David Kale, Cambridge’s onetime budget director, returns March 13 as assistant city manager for finance. (Photo: Nerej)

After more than four years as town administrator in Belmont, David Kale is returning to Cambridge.

Once budget director and deputy finance director, Kale becomes assistant city manager for finance as of March 13. The appointment by City Manager Louis A. DePasquale became official Monday at a City Council meeting; with plenty of other business on the agenda – the meeting stretched past four hours – councillors accepted the move without comment.

DePasquale noted that Kale’s experience in Cambridge, Belmont and with the Arlington Public School system “makes him the right choice for this key position in my administration.”

As a fellow finance expert, the new city manager should know; before his appointment in November, DePasquale was assistant city manager for fiscal affairs for 14 years, and before that served as the city’s budget director and in other capacities in the city’s budget and treasury departments. He and Kale contributed to many years of top municipal ratings from credit rating agencies, record-setting levels of free cash and award-winning budgets.

Essentially, he will fill the hole left by DePasquale’s promotion. Another likely option would have been a promotion identical to that of DePasquale’s years ago: Promoting the Budget Department’s director, Jeana Franconi.

“Mr. Kale has a strong understanding of the unique characteristics of Cambridge and has existing working relationships with most of our current department heads, and familiarity with the many community organizations and neighborhood groups in the city,” DePasquale said.

Kale’s work in Belmont, a neighboring town of some 25,000 people, including strategic planning for a board of selectmen, preparation of annual operating budgets and working on major policy questions facing the town’s elected bodies, DePasquale said, and “has prepared him for overseeing the assessing, budget, finance, information technology, personnel and purchasing departments.” His contract in town was nearing completion.

Officials in Belmont called Kale a consensus builder who got school and municipal departments working collaboratively.

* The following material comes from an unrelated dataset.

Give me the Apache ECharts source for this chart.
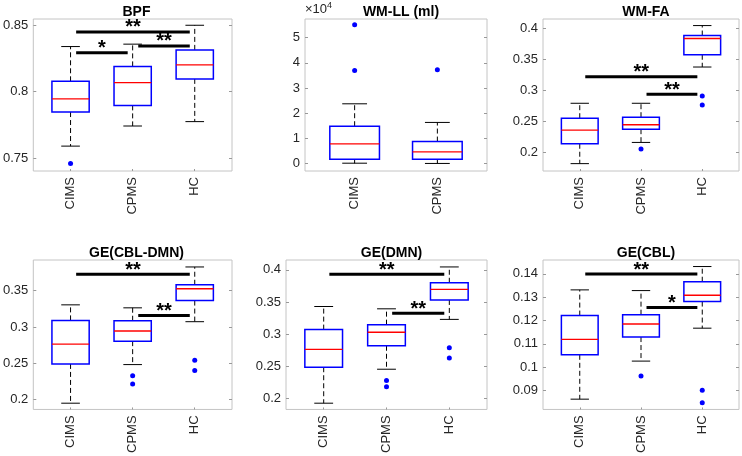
<!DOCTYPE html>
<html><head><meta charset="utf-8">
<script src="https://cdn.jsdelivr.net/npm/echarts@6/dist/echarts.min.js"></script>
<style>html,body{margin:0;padding:0;background:#fff}#c{width:742px;height:456px}</style>
</head><body><div id="c"></div>
<script>
// ---------- DATA ----------
const groups3 = ['CIMS', 'CPMS', 'HC'];
const groups2 = ['CIMS', 'CPMS'];
const titles = ['BPF', 'WM-LL (ml)', 'WM-FA', 'GE(CBL-DMN)', 'GE(DMN)', 'GE(CBL)'];

// box stats: [lower whisker, Q1, median, Q3, upper whisker]
const bpfBoxes = [[0.759, 0.7846, 0.7945, 0.8077, 0.8338], [0.7741, 0.7896, 0.8067, 0.8189, 0.8356], [0.7774, 0.8095, 0.8201, 0.8313, 0.8498]];
const bpfOutliers = [[0.746], [], []];
const bpfSig = [[1, 2, 0.8291, '*'], [1, 3, 0.8448, '**'], [2, 3, 0.8343, '**']];
const bpfTicks = [0.75, 0.8, 0.85];
const bpfRange = [0.7403, 0.8545];

const wmllBoxes = [[100, 1700, 7800, 14800, 23700], [0, 1700, 4600, 8700, 16300]];
const wmllOutliers = [[36900, 55100], [37200]];
const wmllSig = [];
const wmllTicks = [0, 10000, 20000, 30000, 40000, 50000];
const wmllRange = [-3000, 57400];

const wmfaBoxes = [[0.1814, 0.2135, 0.2354, 0.2547, 0.2788], [0.2156, 0.2370, 0.2441, 0.2563, 0.2788], [0.3373, 0.3571, 0.3833, 0.3881, 0.4042]];
const wmfaOutliers = [[], [0.2049], [0.2907, 0.2762]];
const wmfaSig = [[1, 3, 0.3217, '**'], [2, 3, 0.2933, '**']];
const wmfaTicks = [0.2, 0.25, 0.3, 0.35, 0.4];
const wmfaRange = [0.1695, 0.4148];

const geCblDmnBoxes = [[0.195, 0.2491, 0.2764, 0.3091, 0.3305], [0.2482, 0.2805, 0.2945, 0.3086, 0.3264], [0.3073, 0.3364, 0.3527, 0.3582, 0.3827]];
const geCblDmnOutliers = [[], [0.2327, 0.2214], [0.2541, 0.24]];
const geCblDmnSig = [[1, 3, 0.3727, '**'], [2, 3, 0.3159, '**']];
const geCblDmnTicks = [0.2, 0.25, 0.3, 0.35];
const geCblDmnRange = [0.1864, 0.3923];

const geDmnBoxes = [[0.1928, 0.2487, 0.2764, 0.3072, 0.3431], [0.2456, 0.2821, 0.3031, 0.3149, 0.3395], [0.3231, 0.3533, 0.3697, 0.38, 0.4046]];
const geDmnOutliers = [[], [0.2282, 0.2185], [0.279, 0.2631]];
const geDmnSig = [[1, 3, 0.3933, '**'], [2, 3, 0.3328, '**']];
const geDmnTicks = [0.2, 0.25, 0.3, 0.35, 0.4];
const geDmnRange = [0.1831, 0.4154];

const geCblBoxes = [[0.0863, 0.1053, 0.1119, 0.1221, 0.1331], [0.1026, 0.1129, 0.1185, 0.1225, 0.1328], [0.1167, 0.1281, 0.1308, 0.1366, 0.1431]];
const geCblOutliers = [[], [0.0962], [0.0901, 0.0848]];
const geCblSig = [[1, 3, 0.1399, '**'], [2, 3, 0.1256, '*']];
const geCblTicks = [0.09, 0.1, 0.11, 0.12, 0.13, 0.14];
const geCblRange = [0.0819, 0.1459];

// ---------- LAYOUT / STYLE ----------
const panels = [
  {cats: groups3, boxes: bpfBoxes, outs: bpfOutliers, sig: bpfSig, ticks: bpfTicks, range: bpfRange, grid: {left: 31, top: 19, width: 201, height: 152}},
  {cats: groups2, boxes: wmllBoxes, outs: wmllOutliers, sig: wmllSig, ticks: wmllTicks, range: wmllRange, grid: {left: 305, top: 19, width: 182, height: 152}, scale: 1e4},
  {cats: groups3, boxes: wmfaBoxes, outs: wmfaOutliers, sig: wmfaSig, ticks: wmfaTicks, range: wmfaRange, grid: {left: 543, top: 19, width: 196, height: 152}},
  {cats: groups3, boxes: geCblDmnBoxes, outs: geCblDmnOutliers, sig: geCblDmnSig, ticks: geCblDmnTicks, range: geCblDmnRange, grid: {left: 31, top: 260, width: 201, height: 151}},
  {cats: groups3, boxes: geDmnBoxes, outs: geDmnOutliers, sig: geDmnSig, ticks: geDmnTicks, range: geDmnRange, grid: {left: 286, top: 260, width: 201, height: 151}},
  {cats: groups3, boxes: geCblBoxes, outs: geCblOutliers, sig: geCblSig, ticks: geCblTicks, range: geCblRange, grid: {left: 543, top: 260, width: 196, height: 151}}
];

const FONT = '"Liberation Sans", Arial, Helvetica, sans-serif';
const TXT = '#262626';
const FRAME = '#c4c4c4';
const BOX_HW = 0.3, CAP_HW = 0.15;

const chart = echarts.init(document.getElementById('c'), null, {renderer: 'canvas'});
const option = {
  backgroundColor: '#fff', animation: false,
  textStyle: {fontFamily: FONT},
  title: [], grid: [], xAxis: [], yAxis: [], series: [], graphic: []
};

function fmt(v, scale) {
  const x = scale ? v / scale : v;
  return String(+x.toFixed(4));
}

panels.forEach((p, i) => {
  const g = p.grid;
  option.grid.push({left: g.left, top: g.top, width: g.width, height: g.height, show: true, borderColor: FRAME, borderWidth: 1, backgroundColor: 'transparent', containLabel: false});
  option.title.push({
    text: titles[i], left: g.left + g.width / 2, top: g.top - 19, textAlign: 'center',
    textStyle: {fontFamily: FONT, fontSize: 14, fontWeight: 'bold', color: '#000'}
  });
  const n = p.cats.length;
  const catIdx = p.cats.map((c, k) => k + 1);
  option.xAxis.push({
    type: 'value', gridIndex: i, min: 0.4, max: n + 0.6,
    axisLine: {show: false}, splitLine: {show: false},
    axisTick: {show: true, inside: true, length: 2, customValues: catIdx, lineStyle: {color: '#999'}},
    axisLabel: {show: true, customValues: catIdx, rotate: 90, margin: 6, fontSize: 13, color: TXT, fontFamily: FONT,
      formatter: v => p.cats[Math.round(v) - 1] || ''}
  });
  const yBase = {
    type: 'value', gridIndex: i, min: p.range[0], max: p.range[1],
    axisLine: {show: false}, splitLine: {show: false}
  };
  option.yAxis.push(Object.assign({}, yBase, {
    position: 'left',
    axisTick: {show: true, inside: true, length: 3, customValues: p.ticks, lineStyle: {color: '#999'}},
    axisLabel: {show: true, customValues: p.ticks, margin: 5, fontSize: 13, color: TXT, fontFamily: FONT, formatter: v => fmt(v, p.scale)}
  }));
  const yi = option.yAxis.length - 1;
  option.yAxis.push(Object.assign({}, yBase, {
    position: 'right',
    axisTick: {show: true, inside: true, length: 3, customValues: p.ticks, lineStyle: {color: '#999'}},
    axisLabel: {show: false}
  }));

  // boxes
  option.series.push({
    type: 'custom', xAxisIndex: i, yAxisIndex: yi, silent: true,
    data: p.boxes.map((b, k) => [k + 1].concat(b)),
    renderItem: (params, api) => {
      const x = api.value(0);
      const lo = api.value(1), q1 = api.value(2), med = api.value(3), q3 = api.value(4), hi = api.value(5);
      const pL = api.coord([x - BOX_HW, q3]), pR = api.coord([x + BOX_HW, q1]);
      const c = api.coord([x, med]);
      const cL = api.coord([x - CAP_HW, hi]), cR = api.coord([x + CAP_HW, hi]);
      const dL = api.coord([x - CAP_HW, lo]), dR = api.coord([x + CAP_HW, lo]);
      const pq3 = api.coord([x, q3]), pq1 = api.coord([x, q1]);
      const dash = {stroke: '#000', lineWidth: 1, lineDash: [5, 3]};
      return {
        type: 'group', children: [
          {type: 'line', shape: {x1: pq3[0], y1: pq3[1], x2: cL[0] + (cR[0] - cL[0]) / 2, y2: cL[1]}, style: dash},
          {type: 'line', shape: {x1: pq1[0], y1: pq1[1], x2: dL[0] + (dR[0] - dL[0]) / 2, y2: dL[1]}, style: dash},
          {type: 'line', shape: {x1: cL[0], y1: cL[1], x2: cR[0], y2: cR[1]}, style: {stroke: '#000', lineWidth: 1}},
          {type: 'line', shape: {x1: dL[0], y1: dL[1], x2: dR[0], y2: dR[1]}, style: {stroke: '#000', lineWidth: 1}},
          {type: 'rect', shape: {x: pL[0], y: pL[1], width: pR[0] - pL[0], height: pR[1] - pL[1]}, style: {fill: '#fff', stroke: '#0000ff', lineWidth: 1.5}},
          {type: 'line', shape: {x1: pL[0], y1: c[1], x2: pR[0], y2: c[1]}, style: {stroke: '#ff0000', lineWidth: 1.3}}
        ]
      };
    }
  });
  // outliers
  const outData = [];
  p.outs.forEach((arr, k) => arr.forEach(v => outData.push([k + 1, v])));
  option.series.push({
    type: 'scatter', xAxisIndex: i, yAxisIndex: yi, silent: true, symbol: 'circle', symbolSize: 5,
    itemStyle: {color: '#0000ff', opacity: 1}, data: outData
  });
  // significance bars
  if (p.sig.length) {
    option.series.push({
      type: 'custom', xAxisIndex: i, yAxisIndex: yi, silent: true, z: 5,
      data: p.sig.map(s => [s[0], s[1], s[2]]),
      renderItem: (params, api) => {
        const s = p.sig[params.dataIndex];
        const a = api.coord([api.value(0) + 0.09, api.value(2)]);
        const b = api.coord([api.value(1) - 0.08, api.value(2)]);
        return {
          type: 'group', children: [
            {type: 'line', shape: {x1: a[0], y1: a[1], x2: b[0], y2: b[1]}, style: {stroke: '#000', lineWidth: 3}},
            {type: 'text', x: (a[0] + b[0]) / 2, y: a[1] - 4, style: {text: s[3], fill: '#000', font: 'bold 20px ' + FONT, align: 'center', verticalAlign: 'middle'}}
          ]
        };
      }
    });
  }
  if (p.scale) {
    option.graphic.push({
      type: 'text', left: g.left, top: 1,
      style: {text: '×10{s|4}', rich: {s: {fontSize: 9, verticalAlign: 'top', fill: TXT, padding: [0, 0, 8, 0]}}, fill: TXT, font: '13px ' + FONT}
    });
  }
});

chart.setOption(option);
</script>
</body></html>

His departure “will be a real loss to the town,” said Mark Paolillo, chairman of the town’s selectmen, to Franklin B. Tucker at The Belmontonian. “He was not a reactive town administrator. David was always thinking about the next step and working towards filling the needs of the town. I’ll miss that the most.”

Commenting Tuesday from his Belmont office, Kale rattled off a long list of Cambridge projects he was excited to play a role in, from Community Preservation Act funds and affordable housing to City Council goal-setting and the Net Zero greenhouse gas and Vision Zero traffic death initiatives. Capital projects and the city’s participatory budgeting process are two he singled out as “things I’d enjoy getting involved in.”

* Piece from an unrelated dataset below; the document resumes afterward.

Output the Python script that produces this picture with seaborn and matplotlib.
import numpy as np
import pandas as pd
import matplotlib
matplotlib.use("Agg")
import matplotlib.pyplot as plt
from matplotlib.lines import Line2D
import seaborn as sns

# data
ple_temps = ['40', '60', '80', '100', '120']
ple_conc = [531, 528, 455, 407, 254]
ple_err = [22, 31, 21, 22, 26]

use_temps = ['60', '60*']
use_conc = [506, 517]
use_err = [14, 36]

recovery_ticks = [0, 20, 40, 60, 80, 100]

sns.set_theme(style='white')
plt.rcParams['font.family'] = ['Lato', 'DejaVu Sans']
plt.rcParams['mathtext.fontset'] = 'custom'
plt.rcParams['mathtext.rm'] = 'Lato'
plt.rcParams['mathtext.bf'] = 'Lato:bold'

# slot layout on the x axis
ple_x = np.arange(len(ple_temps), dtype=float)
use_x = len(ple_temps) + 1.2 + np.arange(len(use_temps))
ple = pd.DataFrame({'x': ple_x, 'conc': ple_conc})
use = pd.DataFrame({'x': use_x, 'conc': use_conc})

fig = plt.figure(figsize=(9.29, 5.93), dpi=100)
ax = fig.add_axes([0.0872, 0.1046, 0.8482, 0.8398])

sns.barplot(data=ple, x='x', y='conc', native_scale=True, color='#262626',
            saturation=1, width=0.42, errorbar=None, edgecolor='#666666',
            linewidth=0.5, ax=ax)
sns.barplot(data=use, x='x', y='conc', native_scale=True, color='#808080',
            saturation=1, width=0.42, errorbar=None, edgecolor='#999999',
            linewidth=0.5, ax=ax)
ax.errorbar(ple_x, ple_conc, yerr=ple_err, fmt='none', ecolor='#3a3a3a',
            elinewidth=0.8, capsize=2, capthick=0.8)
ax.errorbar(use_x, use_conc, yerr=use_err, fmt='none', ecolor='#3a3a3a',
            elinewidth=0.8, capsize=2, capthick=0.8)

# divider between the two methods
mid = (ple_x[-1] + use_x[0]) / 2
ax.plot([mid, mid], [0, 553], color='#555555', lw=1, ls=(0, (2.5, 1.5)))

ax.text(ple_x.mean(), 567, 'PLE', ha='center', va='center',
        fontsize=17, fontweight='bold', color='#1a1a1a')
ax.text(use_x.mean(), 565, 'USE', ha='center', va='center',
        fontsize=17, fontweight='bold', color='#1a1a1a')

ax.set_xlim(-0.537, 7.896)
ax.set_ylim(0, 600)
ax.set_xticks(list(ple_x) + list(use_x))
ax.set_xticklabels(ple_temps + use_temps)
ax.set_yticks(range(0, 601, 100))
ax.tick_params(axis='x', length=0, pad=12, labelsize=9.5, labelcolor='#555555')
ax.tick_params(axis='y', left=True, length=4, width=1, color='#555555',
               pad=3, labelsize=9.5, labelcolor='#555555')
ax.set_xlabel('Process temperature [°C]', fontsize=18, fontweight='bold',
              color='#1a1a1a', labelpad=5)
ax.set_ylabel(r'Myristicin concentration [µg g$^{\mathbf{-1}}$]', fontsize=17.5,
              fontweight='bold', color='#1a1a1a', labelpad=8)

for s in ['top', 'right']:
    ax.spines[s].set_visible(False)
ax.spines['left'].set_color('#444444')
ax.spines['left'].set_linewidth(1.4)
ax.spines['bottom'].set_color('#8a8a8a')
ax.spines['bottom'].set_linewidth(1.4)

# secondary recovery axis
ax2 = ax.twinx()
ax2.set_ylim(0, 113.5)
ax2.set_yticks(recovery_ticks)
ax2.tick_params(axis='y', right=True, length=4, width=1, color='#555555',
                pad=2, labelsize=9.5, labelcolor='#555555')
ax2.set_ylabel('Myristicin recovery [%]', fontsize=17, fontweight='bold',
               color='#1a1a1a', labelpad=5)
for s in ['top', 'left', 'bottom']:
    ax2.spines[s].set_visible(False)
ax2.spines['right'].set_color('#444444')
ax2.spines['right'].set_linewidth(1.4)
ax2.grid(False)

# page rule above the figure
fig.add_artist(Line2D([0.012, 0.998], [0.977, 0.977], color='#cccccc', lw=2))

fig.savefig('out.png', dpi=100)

“In my position here, I’ve been able to touch on a lot of things,” he said. The variety of projects awaiting him in Cambridge meant also being “very excited to be part of the city manager’s senior management team. I look forward to working with him and the City Council on many initiatives and having an impact on the city where I live.”

Kale, a lifelong resident of Cambridge, has a bachelor’s degree in economics from Suffolk University and a MBA from Suffolk University’s Graduate School of Business Administration.

When he last worked in Cambridge, Kale received a $137,555 salary. In Belmont, he began at $155,000. As he returns to Cambridge in a new role, he will take home $187,811 annually, Personnel Director Sheila Keady Rawson said.